Analysis techniques to incorporate climate change information into Seattle's long range water supply planning
Wiley, M.W. 2004. Analysis techniques to incorporate climate change information into Seattle's long range water supply planning. M.S.C.E. thesis, Department of Civil and Environmental Engineering, University of Washington, Seattle.
The preponderance of evidence in the scientific community supports the theory that global climate is changing. The effect of climate change on natural and
man-made systems remains less certain. Municipal water supplies, particularly those that rely on summer snow-melt to augment storage capacity, are at risk of significant changes from the historic streamflow regime to which they have become accustomed.
There are few standardized methods established for
assessing the impacts of climate change to municipal water supplies. Frederick and Gleick (1999) propose evaluating climate change impacts on water
resources using a three stage modeling approach: General Circulation Models (GCMs) to simulate global climate, basin scale hydrology models, and water
resource system simulation models. This research explores an application of the Frederick and Gleick method to the water supply system for the city of
Seattle, Washington. Specific attention is given to the techniques necessary for downscaling climate data from the global scale to the basin scale and to the
uncertainties associated with each step of the modeling sequence.

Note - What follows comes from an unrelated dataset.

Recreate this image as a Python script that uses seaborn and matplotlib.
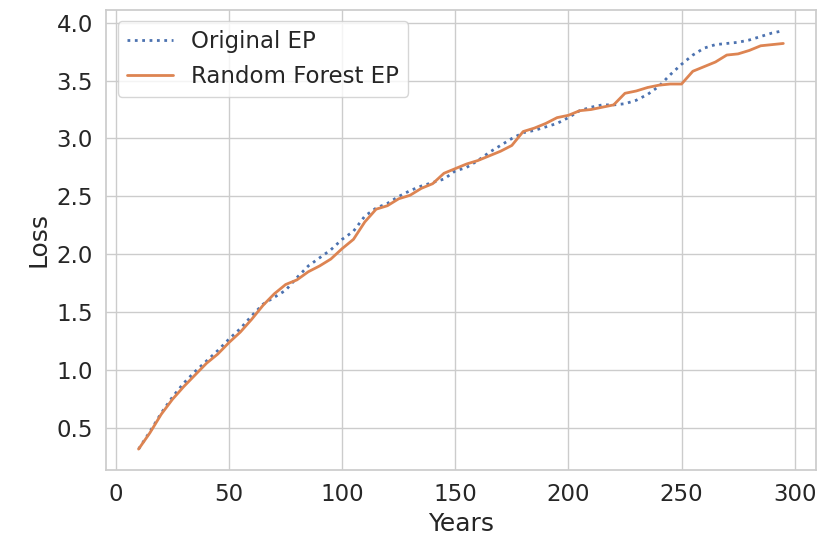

The greatest source of uncertainty in the modeling process arises from the wide range of future scenarios produced by GCMs. This uncertainty is addressed by incorporating multiple climate models at every stage of the process and using the range of values produced to generate an ensemble average that quantifies the most likely impact. The ensemble average is bracketed by an uncertainty envelope based on the range and spread of the individual GCM ensemble members.